I've gotten a few Nigerian scammers asking about a vehicle I'm selling.
Even have a souvenir check for full price plus a few thousand (which he
wanted me to wire to his shipping agent). It's so common there's even a
name for it, the "419 scam", supposedly from the article in the Nigerian
criminal code.
You can have fun with these guys; award yourself points if you can get
them to actually pay for anything. Typically they scam the relay service
they use to call you on[1]; scam Fedex to send you the check, or use
freebie internet checking services; use freebie email accounts, etc. Best
I ever did was get one to call me long distance on his own nickel (I
think).
[1] I read that something around 50% of calls placed through AT&T's relay
service are in support of these scams. They're honor-bound to take them
and not get involved.
On Fri, 16 Sep 2005, Angelo Bertolli wrote:
David Zakar wrote:
On the same topic, I also just recently got an email from some guy in
Nigeria who's apparently got some money tied up in the government.

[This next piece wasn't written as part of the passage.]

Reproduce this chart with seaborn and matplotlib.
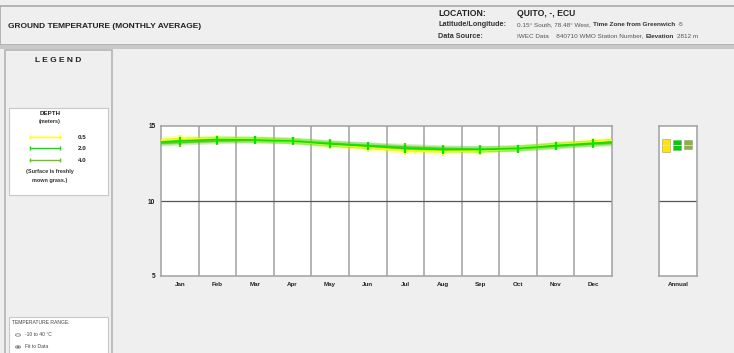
import numpy as np
import pandas as pd
import matplotlib
matplotlib.use("Agg")
import matplotlib.pyplot as plt
from matplotlib.patches import Rectangle, Circle
import seaborn as sns

# Monthly mean ground temperature (°C) at three depths
months = ["Jan", "Feb", "Mar", "Apr", "May", "Jun", "Jul", "Aug", "Sep", "Oct", "Nov", "Dec"]
depths = ["0.5", "2.0", "4.0"]
temp_05 = [14.15, 14.15, 14.1, 14.0, 13.75, 13.55, 13.35, 13.3, 13.35, 13.5, 13.75, 13.95]
temp_20 = [14.0, 14.1, 14.07, 14.0, 13.8, 13.67, 13.5, 13.43, 13.43, 13.5, 13.7, 13.85]
temp_40 = [13.9, 14.0, 14.05, 14.0, 13.85, 13.7, 13.6, 13.5, 13.45, 13.5, 13.65, 13.8]
y_ticks = [5, 10, 15]

colors = {"0.5": "#ffff00", "2.0": "#00e600", "4.0": "#6cc31c"}
annual_colors = {"0.5": "#ffe600", "2.0": "#00d000", "4.0": "#8cb43c"}
series = {"0.5": temp_05, "2.0": temp_20, "4.0": temp_40}
draw_order = ["4.0", "0.5", "2.0"]

df = pd.DataFrame({
    "month": list(range(12)) * 3,
    "depth": [d for d in depths for _ in range(12)],
    "temp": temp_05 + temp_20 + temp_40,
})
# the year wraps around: Dec precedes Jan and Jan follows Dec (clipped at the frame)
wrap = pd.DataFrame({
    "month": [-1, 12] * 3,
    "depth": [d for d in depths for _ in range(2)],
    "temp": [v for d in depths for v in (series[d][-1], series[d][0])],
})
df_line = pd.concat([df, wrap]).sort_values(["depth", "month"])

W, H = 734, 353
fig = plt.figure(figsize=(W / 100, H / 100), dpi=100)
fig.patch.set_facecolor("#efefef")
plt.rcParams["font.family"] = ["Liberation Sans", "DejaVu Sans"]
renderer = fig.canvas.get_renderer()

def box(x0, y0, x1, y1, fc, ec="#b4b4b4", lw=1.0, z=0):
    fig.add_artist(Rectangle((x0 / W, 1 - y1 / H), (x1 - x0) / W, (y1 - y0) / H,
                             transform=fig.transFigure, facecolor=fc, edgecolor=ec,
                             linewidth=lw, zorder=z))

def txt(x, y, s, **kw):
    kw.setdefault("fontsize", 5)
    kw.setdefault("va", "center")
    return fig.text(x / W, 1 - y / H, s, **kw)

def chain(x, y, parts, gap=2.5, **kw):
    """Write several runs of text one after another on one line."""
    for s, bold, color in parts:
        t = txt(x, y, s, fontweight="bold" if bold else "normal", color=color, **kw)
        x = t.get_window_extent(renderer).x1 + gap

# header band
box(0, 6, W + 2, 45, "#efefef", ec="#aaaaaa", lw=1.2)
fig.add_artist(Rectangle((0, 1 - 49 / H), 1, 4 / H, transform=fig.transFigure,
                         facecolor="#c8c8c8", edgecolor="none"))
txt(8, 27, "GROUND TEMPERATURE (MONTHLY AVERAGE)", fontsize=6, fontweight="bold", color="#222222")
txt(438, 14, "LOCATION:", fontsize=6.2, fontweight="bold", color="#222222")
txt(517, 14, "QUITO, -, ECU", fontsize=6.2, fontweight="bold", color="#222222")
txt(438, 25, "Latitude/Longitude:", fontsize=5.2, fontweight="bold", color="#333333")
chain(517, 25, [("0.15° South, 78.48° West,", False, "#555555"),
                ("Time Zone from Greenwich", True, "#333333"),
                ("-5", False, "#555555")], fontsize=4.6)
txt(438, 36, "Data Source:", fontsize=5.2, fontweight="bold", color="#333333")
chain(517, 36, [("IWEC Data", False, "#555555"),
                ("   840710 WMO Station Number,", False, "#555555"),
                ("Elevation", True, "#333333"),
                ("2812 m", False, "#555555")], fontsize=4.6)

# left legend panel
box(5, 50, 112, 356, "#efefef", ec="#b4b4b4", lw=1.2)
txt(58, 60, "L E G E N D", fontsize=6, fontweight="bold", ha="center", color="#222222")
box(9, 108, 108, 195, "white", ec="#c8c8c8", lw=0.8)
txt(50, 114, "DEPTH", fontsize=4.5, fontweight="bold", ha="center", color="#222222")
txt(50, 122, "(meters)", fontsize=4, fontweight="bold", ha="center", color="#333333")
for i, d in enumerate(depths):
    yy = 1 - (137 + i * 11.5) / H
    fig.add_artist(plt.Line2D([30 / W, 60 / W], [yy, yy], transform=fig.transFigure,
                              color=colors[d], lw=1.0, marker="|", markersize=2.5,
                              markevery=[0, 1]))
    txt(78, 137 + i * 11.5, d, fontsize=4.5, fontweight="bold", color="#222222")
txt(50, 172, "(Surface is freshly", fontsize=4, fontweight="bold", ha="center", color="#333333")
txt(50, 181, "mown grass.)", fontsize=4, fontweight="bold", ha="center", color="#333333")

box(9, 317, 108, 356, "white", ec="#c8c8c8", lw=0.8)
txt(12, 323, "TEMPERATURE RANGE:", fontsize=3.6, color="#444444")
fig.add_artist(Circle((18 / W, 1 - 335 / H), 2.6 / W, transform=fig.transFigure,
                      facecolor="white", edgecolor="#888888", lw=0.6))
txt(25, 335, "-10 to 40 °C", fontsize=3.6, color="#444444")
fig.add_artist(Circle((18 / W, 1 - 347 / H), 2.6 / W, transform=fig.transFigure,
                      facecolor="white", edgecolor="#888888", lw=0.6))
fig.add_artist(Circle((18 / W, 1 - 347 / H), 1.3 / W, transform=fig.transFigure,
                      facecolor="#333333", edgecolor="none"))
txt(25, 347, "Fit to Data", fontsize=3.6, color="#444444")

# monthly chart
ax = fig.add_axes([161 / W, (H - 276) / H, 451 / W, 150 / H])
ax.set_facecolor("white")
for d in draw_order:
    sub = df_line[df_line["depth"] == d]
    ax.plot(sub["month"], sub["temp"], color=colors[d], lw=4.5, alpha=0.3, zorder=2)
for k, d in enumerate(draw_order):
    sns.lineplot(data=df_line[df_line["depth"] == d], x="month", y="temp",
                 color=colors[d], ax=ax, lw=1.2, legend=False, zorder=3 + k)
    sns.scatterplot(data=df[df["depth"] == d], x="month", y="temp", color=colors[d],
                    ax=ax, marker="|", s=30, linewidth=1.6, legend=False, zorder=3 + k)
ax.set_xlim(-0.5, 11.5)
ax.set_ylim(5, 15)
for b in np.arange(0.5, 11.5, 1):
    ax.axvline(b, color="#a0a0a0", lw=1.1, zorder=1)
ax.axhline(10, color="#555555", lw=0.9, zorder=1)
ax.set_xticks(range(12))
ax.set_xticklabels(months, fontsize=4.5, fontweight="bold", color="#222222")
ax.set_yticks(y_ticks)
ax.set_yticklabels([str(v) for v in y_ticks], fontsize=4.8, fontweight="bold", color="#222222")
ax.tick_params(length=0, pad=4)
ax.set_xlabel("")
ax.set_ylabel("")
for s in ax.spines.values():
    s.set_color("#a0a0a0")
    s.set_linewidth(1.1)

# annual range summary
ax2 = fig.add_axes([659 / W, (H - 276) / H, 38 / W, 150 / H])
ax2.set_facecolor("white")
ax2.set_xlim(0, 3.6)
ax2.set_ylim(5, 15)
ax2.axhline(10, color="#555555", lw=0.9)
for i, d in enumerate(depths):
    vals = series[d]
    lo, hi, mid = min(vals), max(vals), float(np.mean(vals))
    ax2.bar(0.3 + i * 1.05, hi - lo, bottom=lo, width=0.75, align="edge",
            color=annual_colors[d], edgecolor="#999999", lw=0.4)
    ax2.plot([0.3 + i * 1.05, 1.05 + i * 1.05], [mid, mid], color="#dddddd", lw=0.6)
ax2.set_xticks([1.8])
ax2.set_xticklabels(["Annual"], fontsize=4.5, fontweight="bold", color="#222222")
ax2.set_yticks([])
ax2.tick_params(length=0, pad=4)
for s in ax2.spines.values():
    s.set_color("#a0a0a0")
    s.set_linewidth(1.1)

fig.savefig("out.png", dpi=100, facecolor=fig.get_facecolor())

Apparently, he's got like five million in a bank account, but he can't
get it out unless he pays ten grand to the government. He offered to
split the sum with me 30-70 if I'd just send him the ten grand to get
the money out. Ten grand for 1.5 million bucks, sounds like a great
deal. Have any of you heard about this guy? Seems like it would have
made the news before, but I'm definitely thinking about taking him up on
his offer - it almost sounds too good to be true!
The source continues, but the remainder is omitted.